REACH*TEACH*PLAY is integrally connected to festival programs; it’s not a satellite. For instance, One Score, One Chicago—based on the Chicago Public Library’s One Book, One Chicago—gets the entire community focused on a single piece of music, culminating in a fantastic professional performance at the park. Our music teachers brought this year’s selection, Porgy and Bess, to schools, from Braeside Elementary to Chicago’s south side, before the Gershwin masterpiece was performed by the CSO at Ravinia under the baton of Bobby McFerrin earlier this month. Ravinia joined forces with Chicago Children’s Choir to perform hits from the work for thousands of children at Navy Pier, and this project became the springboard for Josephine Lee to create a new choir, Vocality, which served as the chorus for the Ravinia performance.
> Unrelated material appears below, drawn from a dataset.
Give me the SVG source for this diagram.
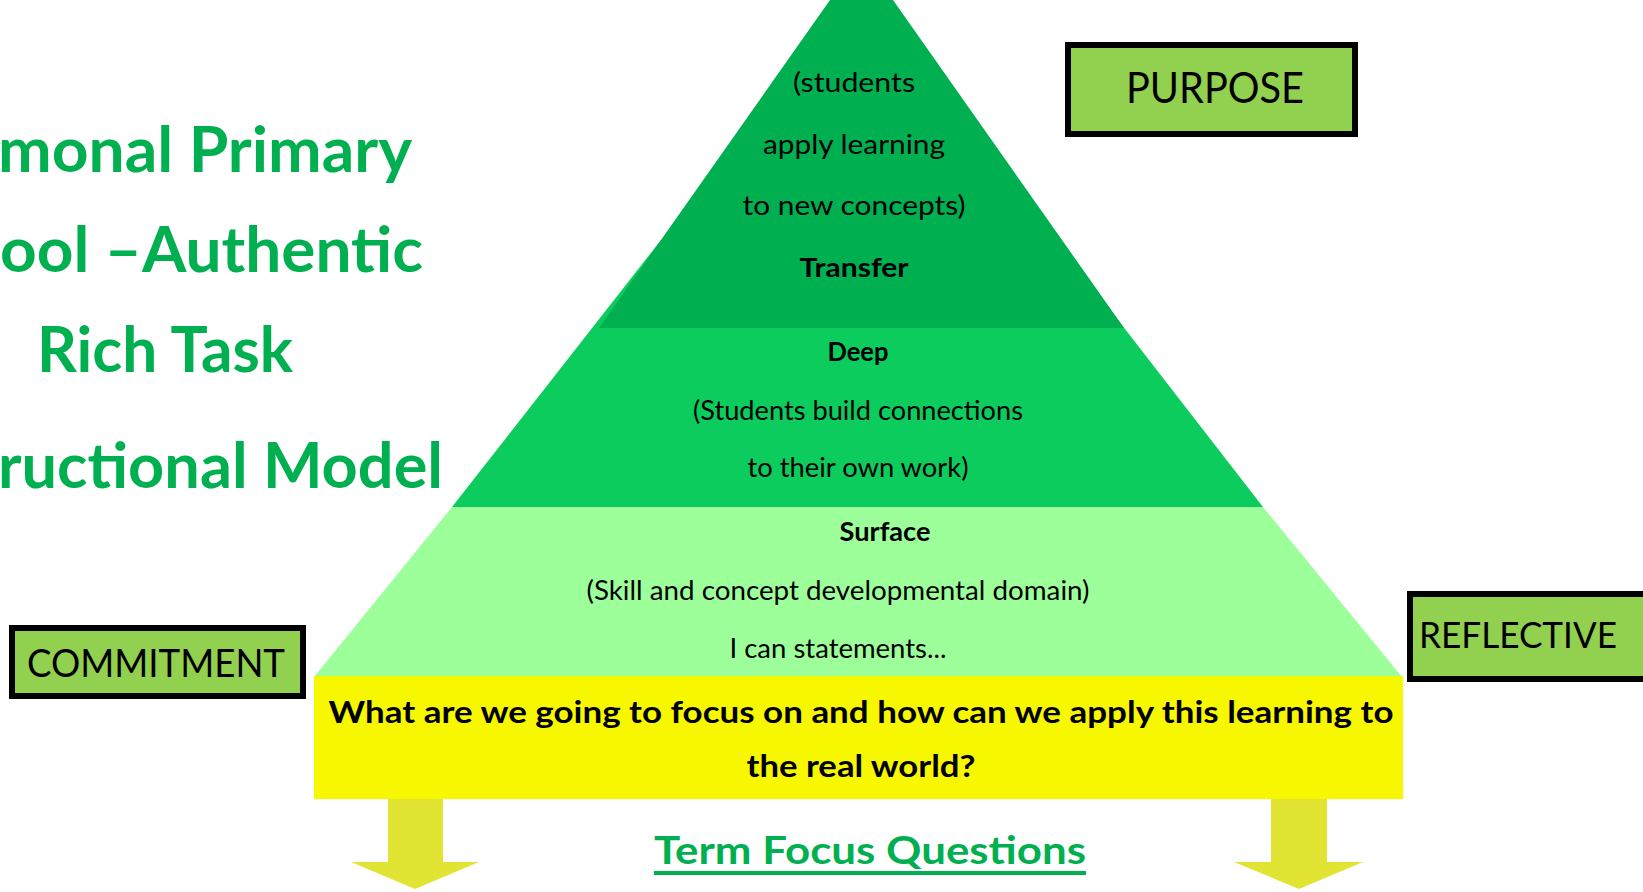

And now these programs are being exported to the birthplace of Porgy, Charleston, SC. This is the most recent example of the connection between the festival and R*T*P, others being our Lincoln bicentennial celebration, our focuses on the “New World” Symphony and Symphonie fantastique, and our presentations of the American premieres of South African Zulu works Princess Magogo and Ushaka. 

The need is great, and there is more work to do. And like our support of music and social-service organizations, such as Tri-Con and the Highland Park Strings, over the past 15 years, we will continue to strive to do more and do it better.

I think if my parents were here, they’d be proud. And my dad would instruct me to tell the same story in half as many words.